Begin Material

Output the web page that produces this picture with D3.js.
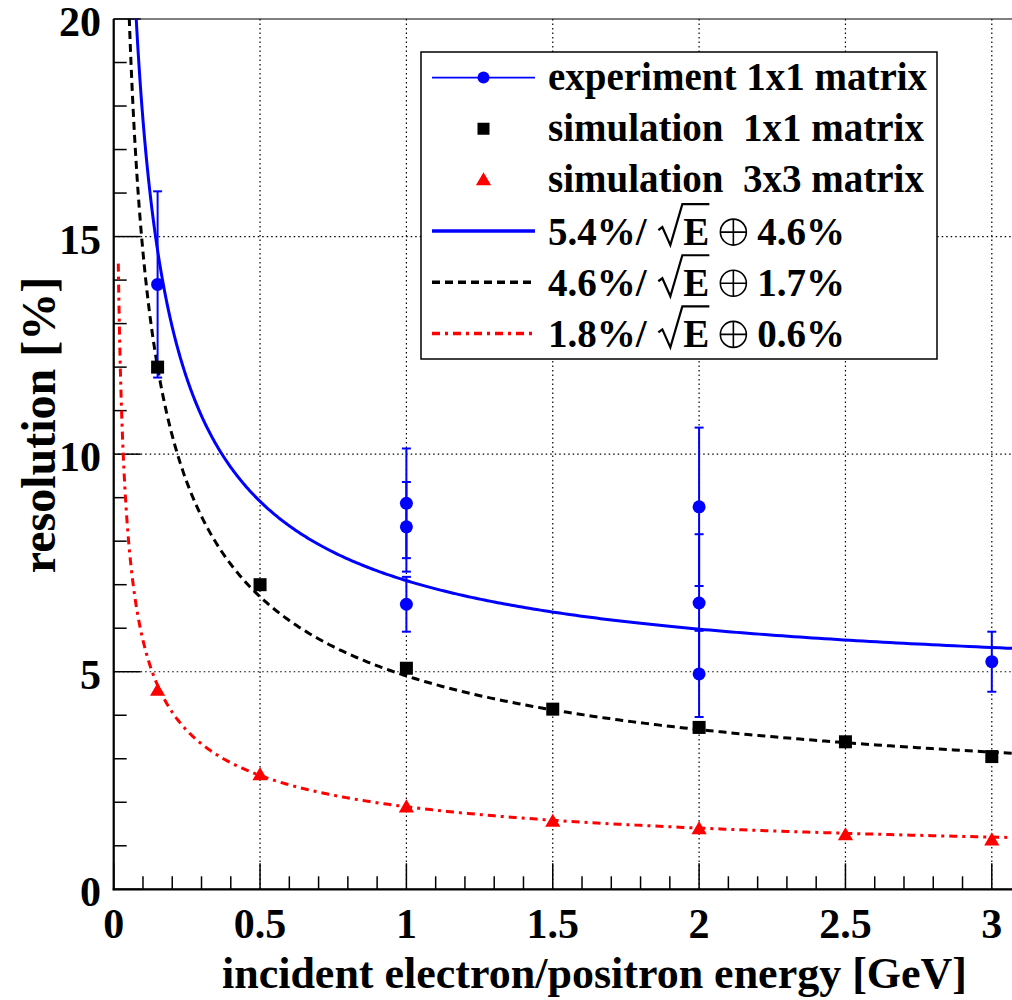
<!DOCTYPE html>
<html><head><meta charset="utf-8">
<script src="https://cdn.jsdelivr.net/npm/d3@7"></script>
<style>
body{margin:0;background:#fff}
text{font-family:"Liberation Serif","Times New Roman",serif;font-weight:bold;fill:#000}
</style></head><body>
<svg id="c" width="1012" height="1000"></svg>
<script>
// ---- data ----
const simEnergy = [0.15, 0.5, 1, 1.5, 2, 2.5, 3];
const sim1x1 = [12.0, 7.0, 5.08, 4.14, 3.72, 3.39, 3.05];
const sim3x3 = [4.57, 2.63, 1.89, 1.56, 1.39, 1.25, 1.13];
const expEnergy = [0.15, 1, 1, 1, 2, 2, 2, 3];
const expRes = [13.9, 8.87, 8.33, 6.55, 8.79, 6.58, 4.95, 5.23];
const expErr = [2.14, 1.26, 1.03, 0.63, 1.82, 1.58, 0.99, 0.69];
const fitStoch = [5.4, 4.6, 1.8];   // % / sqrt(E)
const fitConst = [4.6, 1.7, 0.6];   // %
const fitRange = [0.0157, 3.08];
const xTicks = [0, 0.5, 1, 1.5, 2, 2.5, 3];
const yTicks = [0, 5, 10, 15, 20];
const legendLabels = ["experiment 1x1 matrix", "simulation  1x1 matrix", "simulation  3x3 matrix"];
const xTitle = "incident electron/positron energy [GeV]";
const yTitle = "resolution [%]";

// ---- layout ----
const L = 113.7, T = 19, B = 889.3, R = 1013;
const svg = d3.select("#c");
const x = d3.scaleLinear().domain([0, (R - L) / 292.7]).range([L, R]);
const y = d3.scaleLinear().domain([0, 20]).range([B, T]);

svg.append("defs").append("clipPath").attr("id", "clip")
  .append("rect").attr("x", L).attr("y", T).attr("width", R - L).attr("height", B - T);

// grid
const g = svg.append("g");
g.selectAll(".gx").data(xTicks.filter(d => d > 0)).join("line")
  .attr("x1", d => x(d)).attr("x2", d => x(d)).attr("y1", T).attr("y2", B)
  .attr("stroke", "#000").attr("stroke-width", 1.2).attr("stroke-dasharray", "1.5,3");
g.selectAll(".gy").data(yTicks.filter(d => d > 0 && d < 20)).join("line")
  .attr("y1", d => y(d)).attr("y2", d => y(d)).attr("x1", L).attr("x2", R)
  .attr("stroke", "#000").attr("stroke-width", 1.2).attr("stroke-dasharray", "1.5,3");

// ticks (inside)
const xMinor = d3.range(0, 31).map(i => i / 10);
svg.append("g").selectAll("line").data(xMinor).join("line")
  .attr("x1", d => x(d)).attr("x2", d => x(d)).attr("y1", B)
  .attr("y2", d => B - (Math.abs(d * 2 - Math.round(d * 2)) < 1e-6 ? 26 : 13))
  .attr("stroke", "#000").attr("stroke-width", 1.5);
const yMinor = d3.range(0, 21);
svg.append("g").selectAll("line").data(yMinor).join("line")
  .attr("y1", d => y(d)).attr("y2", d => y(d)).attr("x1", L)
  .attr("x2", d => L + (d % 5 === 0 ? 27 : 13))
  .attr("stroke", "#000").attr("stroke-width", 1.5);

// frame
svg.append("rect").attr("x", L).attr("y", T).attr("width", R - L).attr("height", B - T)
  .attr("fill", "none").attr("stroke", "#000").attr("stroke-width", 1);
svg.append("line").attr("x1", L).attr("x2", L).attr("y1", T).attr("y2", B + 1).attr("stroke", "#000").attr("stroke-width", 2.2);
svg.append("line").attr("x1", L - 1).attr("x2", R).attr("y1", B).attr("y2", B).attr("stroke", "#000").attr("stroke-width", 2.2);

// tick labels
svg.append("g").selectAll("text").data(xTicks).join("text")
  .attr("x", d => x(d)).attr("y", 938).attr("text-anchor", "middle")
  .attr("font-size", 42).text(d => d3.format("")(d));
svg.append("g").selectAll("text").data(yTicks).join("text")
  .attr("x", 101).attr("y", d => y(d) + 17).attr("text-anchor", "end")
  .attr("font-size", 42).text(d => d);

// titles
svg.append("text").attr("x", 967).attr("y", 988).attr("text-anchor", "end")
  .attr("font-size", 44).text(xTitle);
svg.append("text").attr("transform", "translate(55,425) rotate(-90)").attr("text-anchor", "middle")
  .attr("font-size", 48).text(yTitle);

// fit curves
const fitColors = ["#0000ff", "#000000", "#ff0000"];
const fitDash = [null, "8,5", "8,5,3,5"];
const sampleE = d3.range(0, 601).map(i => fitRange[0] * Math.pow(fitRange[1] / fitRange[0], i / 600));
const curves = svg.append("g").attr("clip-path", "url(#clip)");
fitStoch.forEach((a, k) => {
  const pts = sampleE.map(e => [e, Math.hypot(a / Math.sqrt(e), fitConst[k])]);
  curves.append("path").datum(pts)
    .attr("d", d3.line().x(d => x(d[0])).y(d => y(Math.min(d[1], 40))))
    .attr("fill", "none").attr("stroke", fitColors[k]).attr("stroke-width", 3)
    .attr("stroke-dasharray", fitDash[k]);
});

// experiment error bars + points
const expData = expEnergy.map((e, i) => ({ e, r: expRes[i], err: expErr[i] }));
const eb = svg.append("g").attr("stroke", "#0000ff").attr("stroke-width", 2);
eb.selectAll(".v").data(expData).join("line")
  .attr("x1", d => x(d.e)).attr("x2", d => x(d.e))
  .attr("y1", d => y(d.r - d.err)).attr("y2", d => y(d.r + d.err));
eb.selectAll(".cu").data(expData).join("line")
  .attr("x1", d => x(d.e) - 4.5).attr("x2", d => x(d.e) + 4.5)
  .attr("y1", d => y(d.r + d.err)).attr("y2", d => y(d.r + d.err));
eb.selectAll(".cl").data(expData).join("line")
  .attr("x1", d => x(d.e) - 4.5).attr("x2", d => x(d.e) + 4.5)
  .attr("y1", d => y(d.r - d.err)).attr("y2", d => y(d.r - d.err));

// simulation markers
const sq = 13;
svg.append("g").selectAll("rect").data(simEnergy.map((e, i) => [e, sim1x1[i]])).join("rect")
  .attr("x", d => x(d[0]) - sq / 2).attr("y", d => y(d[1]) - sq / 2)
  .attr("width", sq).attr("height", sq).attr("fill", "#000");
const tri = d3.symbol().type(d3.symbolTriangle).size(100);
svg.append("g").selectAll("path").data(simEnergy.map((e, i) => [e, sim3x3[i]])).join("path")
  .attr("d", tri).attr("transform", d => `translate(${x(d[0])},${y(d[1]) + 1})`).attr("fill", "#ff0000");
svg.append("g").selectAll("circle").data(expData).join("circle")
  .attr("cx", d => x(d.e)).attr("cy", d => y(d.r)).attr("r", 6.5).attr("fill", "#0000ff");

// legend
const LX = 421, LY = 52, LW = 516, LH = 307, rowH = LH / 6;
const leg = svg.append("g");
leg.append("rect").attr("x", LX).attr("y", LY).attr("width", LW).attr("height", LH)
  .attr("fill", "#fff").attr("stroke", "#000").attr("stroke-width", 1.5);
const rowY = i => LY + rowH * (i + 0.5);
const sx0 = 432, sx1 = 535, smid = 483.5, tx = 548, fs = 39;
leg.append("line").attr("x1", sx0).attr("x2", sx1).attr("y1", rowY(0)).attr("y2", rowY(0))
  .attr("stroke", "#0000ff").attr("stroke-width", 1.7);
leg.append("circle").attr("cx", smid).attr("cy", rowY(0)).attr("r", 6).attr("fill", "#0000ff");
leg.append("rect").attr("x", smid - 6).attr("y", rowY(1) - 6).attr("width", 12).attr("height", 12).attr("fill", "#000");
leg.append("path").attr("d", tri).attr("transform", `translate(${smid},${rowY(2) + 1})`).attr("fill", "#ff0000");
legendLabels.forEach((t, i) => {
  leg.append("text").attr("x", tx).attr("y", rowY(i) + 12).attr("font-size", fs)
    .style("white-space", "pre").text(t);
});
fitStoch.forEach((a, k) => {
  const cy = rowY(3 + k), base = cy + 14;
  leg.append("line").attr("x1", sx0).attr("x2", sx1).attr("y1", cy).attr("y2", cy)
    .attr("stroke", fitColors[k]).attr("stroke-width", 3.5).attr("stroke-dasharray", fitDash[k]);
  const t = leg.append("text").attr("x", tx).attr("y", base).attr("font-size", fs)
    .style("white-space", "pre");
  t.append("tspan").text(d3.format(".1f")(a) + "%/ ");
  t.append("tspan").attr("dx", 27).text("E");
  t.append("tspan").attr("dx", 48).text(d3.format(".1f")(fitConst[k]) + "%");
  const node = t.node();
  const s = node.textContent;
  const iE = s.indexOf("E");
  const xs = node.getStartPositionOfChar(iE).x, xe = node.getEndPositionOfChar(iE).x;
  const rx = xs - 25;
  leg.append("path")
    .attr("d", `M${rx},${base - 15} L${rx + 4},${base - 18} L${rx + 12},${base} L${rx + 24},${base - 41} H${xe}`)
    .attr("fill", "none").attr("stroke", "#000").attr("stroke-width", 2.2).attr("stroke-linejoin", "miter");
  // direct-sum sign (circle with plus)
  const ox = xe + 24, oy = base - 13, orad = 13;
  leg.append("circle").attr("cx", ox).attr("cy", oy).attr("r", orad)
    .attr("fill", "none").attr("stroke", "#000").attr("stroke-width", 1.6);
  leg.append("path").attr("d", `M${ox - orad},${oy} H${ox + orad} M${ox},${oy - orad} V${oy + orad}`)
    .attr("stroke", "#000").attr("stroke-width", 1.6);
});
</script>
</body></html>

End Material

List each line holding the string "with".

▶ Task answer:
Output the web page that produces this picture with D3.js.
  // direct-sum sign (circle with plus)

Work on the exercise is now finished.